There is quite heavy kelp, you may have to work your way around some clumps, especially if the tide is low.
Cold water, Strong surge in gulleys and swim-throughs. Sea urchins. Strong offshore winds may develop over a short time. Access to entry/exit point over large boulders may require some scrambling, particularly for those with short legs.
The site requires fitness and good buoyancy control. There are lots of delicate invertebrates which should not be subjected to a battering by the fins and flapping arms of a diver who can not deal with a bit of surge. There is no particular minimum qualification recommended, but this is a site for the reasonably experienced and skilled diver.
The three small coves are very sheltered and quite shallow, and are suitable for beginners to snorkel, if a bit chilly. They are not recommended as scuba training areas.
This is a site where choice of exposure suit is important. The water is cold, the dive is moderately deep and requires a fairly long swim, but there is an energetic walk required before you get in. Do not skimp on insulation. If you are fit enough the extra weight needed for a dry suit will be compensated by the warmer dive you will enjoy, specially if the conditions are very calm. Make use of the water available at the parking lot to wet your suit before or just after putting it on.

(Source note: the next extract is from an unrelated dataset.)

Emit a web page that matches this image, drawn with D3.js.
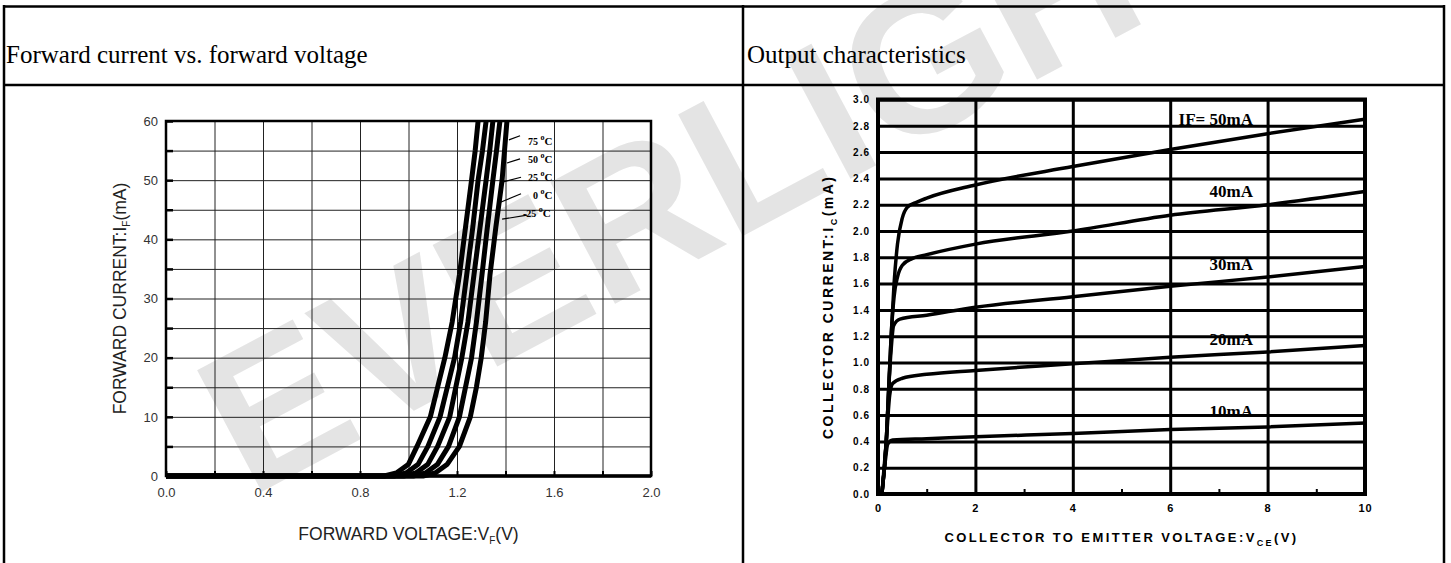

For a boat dive, a dry suit is definitely an advantage.
A light is recommended for looking into the many cracks and overhangs, where the invertebrates are particularly colourful when full spectrum light is used to illuminate them. If you have the choice, a wider beam angle is better. A compass is useful for finding the pinnacles, and swimming back under water, and Nitrox may be advantageous depending on how long and deep you dive. A DSMB may be used if diving from a boat, but is not essential as this is not an area where you can easily get lost, and there is always the option of swimming to shore in an emergency. An SMB is not advised, as it is a hassle in the kelp.